**Source material**
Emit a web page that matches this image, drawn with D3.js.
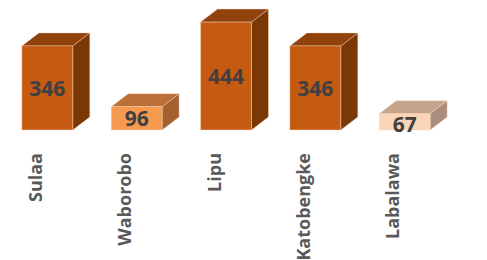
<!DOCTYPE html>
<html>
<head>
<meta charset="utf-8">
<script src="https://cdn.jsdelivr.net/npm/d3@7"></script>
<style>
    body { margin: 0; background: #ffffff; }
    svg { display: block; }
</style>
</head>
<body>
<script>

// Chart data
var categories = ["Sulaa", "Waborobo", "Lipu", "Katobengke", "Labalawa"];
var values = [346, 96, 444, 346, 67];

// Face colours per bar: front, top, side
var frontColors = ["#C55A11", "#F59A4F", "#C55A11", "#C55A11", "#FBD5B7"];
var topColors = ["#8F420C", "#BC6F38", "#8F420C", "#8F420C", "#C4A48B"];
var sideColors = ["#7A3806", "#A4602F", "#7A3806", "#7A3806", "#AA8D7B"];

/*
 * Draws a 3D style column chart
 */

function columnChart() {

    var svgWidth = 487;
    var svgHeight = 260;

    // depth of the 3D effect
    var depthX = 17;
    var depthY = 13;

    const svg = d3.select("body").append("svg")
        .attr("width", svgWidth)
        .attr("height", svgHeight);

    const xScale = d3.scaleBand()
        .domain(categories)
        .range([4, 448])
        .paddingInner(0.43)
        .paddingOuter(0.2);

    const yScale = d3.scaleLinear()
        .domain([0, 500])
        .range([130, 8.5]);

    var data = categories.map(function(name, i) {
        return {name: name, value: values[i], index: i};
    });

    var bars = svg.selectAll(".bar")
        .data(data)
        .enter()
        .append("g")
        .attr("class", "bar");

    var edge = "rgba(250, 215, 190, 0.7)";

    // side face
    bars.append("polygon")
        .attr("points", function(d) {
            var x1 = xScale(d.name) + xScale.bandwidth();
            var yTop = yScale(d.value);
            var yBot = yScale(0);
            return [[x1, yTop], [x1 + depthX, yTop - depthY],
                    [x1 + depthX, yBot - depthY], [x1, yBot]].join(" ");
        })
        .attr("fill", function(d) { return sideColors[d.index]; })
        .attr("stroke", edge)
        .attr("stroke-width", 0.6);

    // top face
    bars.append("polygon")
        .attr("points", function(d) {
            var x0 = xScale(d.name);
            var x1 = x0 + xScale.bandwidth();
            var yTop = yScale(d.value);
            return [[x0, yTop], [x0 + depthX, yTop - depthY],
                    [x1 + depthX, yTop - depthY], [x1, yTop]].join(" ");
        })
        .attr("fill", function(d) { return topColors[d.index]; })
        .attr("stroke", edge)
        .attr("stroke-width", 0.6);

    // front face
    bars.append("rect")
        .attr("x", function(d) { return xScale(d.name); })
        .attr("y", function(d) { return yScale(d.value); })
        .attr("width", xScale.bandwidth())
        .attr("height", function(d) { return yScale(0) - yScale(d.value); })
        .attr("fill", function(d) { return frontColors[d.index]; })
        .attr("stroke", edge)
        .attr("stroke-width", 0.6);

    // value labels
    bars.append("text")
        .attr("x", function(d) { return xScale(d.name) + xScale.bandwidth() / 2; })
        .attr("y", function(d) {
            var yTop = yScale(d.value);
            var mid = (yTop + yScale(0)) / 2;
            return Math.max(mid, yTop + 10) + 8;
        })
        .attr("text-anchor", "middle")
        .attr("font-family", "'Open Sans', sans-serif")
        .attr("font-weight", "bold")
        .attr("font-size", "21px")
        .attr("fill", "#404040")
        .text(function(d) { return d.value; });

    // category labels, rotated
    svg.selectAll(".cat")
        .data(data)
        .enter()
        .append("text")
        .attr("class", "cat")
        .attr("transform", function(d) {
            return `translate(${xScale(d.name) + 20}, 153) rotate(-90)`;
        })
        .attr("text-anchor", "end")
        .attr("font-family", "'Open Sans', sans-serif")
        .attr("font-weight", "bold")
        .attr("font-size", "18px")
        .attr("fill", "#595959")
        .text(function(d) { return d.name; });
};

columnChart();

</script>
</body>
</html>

**Request**
Omit the pictures, then quote the rest of the material above exactly.

**Full answer**
Emit a web page that matches this image, drawn with D3.js.
<!DOCTYPE html>
<html>
<head>
<meta charset="utf-8">
<script src="https://cdn.jsdelivr.net/npm/d3@7"></script>
<style>
    body { margin: 0; background: #ffffff; }
    svg { display: block; }
</style>
</head>
<body>
<script>

// Chart data
var categories = ["Sulaa", "Waborobo", "Lipu", "Katobengke", "Labalawa"];
var values = [346, 96, 444, 346, 67];

// Face colours per bar: front, top, side
var frontColors = ["#C55A11", "#F59A4F", "#C55A11", "#C55A11", "#FBD5B7"];
var topColors = ["#8F420C", "#BC6F38", "#8F420C", "#8F420C", "#C4A48B"];
var sideColors = ["#7A3806", "#A4602F", "#7A3806", "#7A3806", "#AA8D7B"];

/*
 * Draws a 3D style column chart
 */

function columnChart() {

    var svgWidth = 487;
    var svgHeight = 260;

    // depth of the 3D effect
    var depthX = 17;
    var depthY = 13;

    const svg = d3.select("body").append("svg")
        .attr("width", svgWidth)
        .attr("height", svgHeight);

    const xScale = d3.scaleBand()
        .domain(categories)
        .range([4, 448])
        .paddingInner(0.43)
        .paddingOuter(0.2);

    const yScale = d3.scaleLinear()
        .domain([0, 500])
        .range([130, 8.5]);

    var data = categories.map(function(name, i) {
        return {name: name, value: values[i], index: i};
    });

    var bars = svg.selectAll(".bar")
        .data(data)
        .enter()
        .append("g")
        .attr("class", "bar");

    var edge = "rgba(250, 215, 190, 0.7)";

    // side face
    bars.append("polygon")
        .attr("points", function(d) {
            var x1 = xScale(d.name) + xScale.bandwidth();
            var yTop = yScale(d.value);
            var yBot = yScale(0);
            return [[x1, yTop], [x1 + depthX, yTop - depthY],
                    [x1 + depthX, yBot - depthY], [x1, yBot]].join(" ");
        })
        .attr("fill", function(d) { return sideColors[d.index]; })
        .attr("stroke", edge)
        .attr("stroke-width", 0.6);

    // top face
    bars.append("polygon")
        .attr("points", function(d) {
            var x0 = xScale(d.name);
            var x1 = x0 + xScale.bandwidth();
            var yTop = yScale(d.value);
            return [[x0, yTop], [x0 + depthX, yTop - depthY],
                    [x1 + depthX, yTop - depthY], [x1, yTop]].join(" ");
        })
        .attr("fill", function(d) { return topColors[d.index]; })
        .attr("stroke", edge)
        .attr("stroke-width", 0.6);

    // front face
    bars.append("rect")
        .attr("x", function(d) { return xScale(d.name); })
        .attr("y", function(d) { return yScale(d.value); })
        .attr("width", xScale.bandwidth())
        .attr("height", function(d) { return yScale(0) - yScale(d.value); })
        .attr("fill", function(d) { return frontColors[d.index]; })
        .attr("stroke", edge)
        .attr("stroke-width", 0.6);

    // value labels
    bars.append("text")
        .attr("x", function(d) { return xScale(d.name) + xScale.bandwidth() / 2; })
        .attr("y", function(d) {
            var yTop = yScale(d.value);
            var mid = (yTop + yScale(0)) / 2;
            return Math.max(mid, yTop + 10) + 8;
        })
        .attr("text-anchor", "middle")
        .attr("font-family", "'Open Sans', sans-serif")
        .attr("font-weight", "bold")
        .attr("font-size", "21px")
        .attr("fill", "#404040")
        .text(function(d) { return d.value; });

    // category labels, rotated
    svg.selectAll(".cat")
        .data(data)
        .enter()
        .append("text")
        .attr("class", "cat")
        .attr("transform", function(d) {
            return `translate(${xScale(d.name) + 20}, 153) rotate(-90)`;
        })
        .attr("text-anchor", "end")
        .attr("font-family", "'Open Sans', sans-serif")
        .attr("font-weight", "bold")
        .attr("font-size", "18px")
        .attr("fill", "#595959")
        .text(function(d) { return d.name; });
};

columnChart();

</script>
</body>
</html>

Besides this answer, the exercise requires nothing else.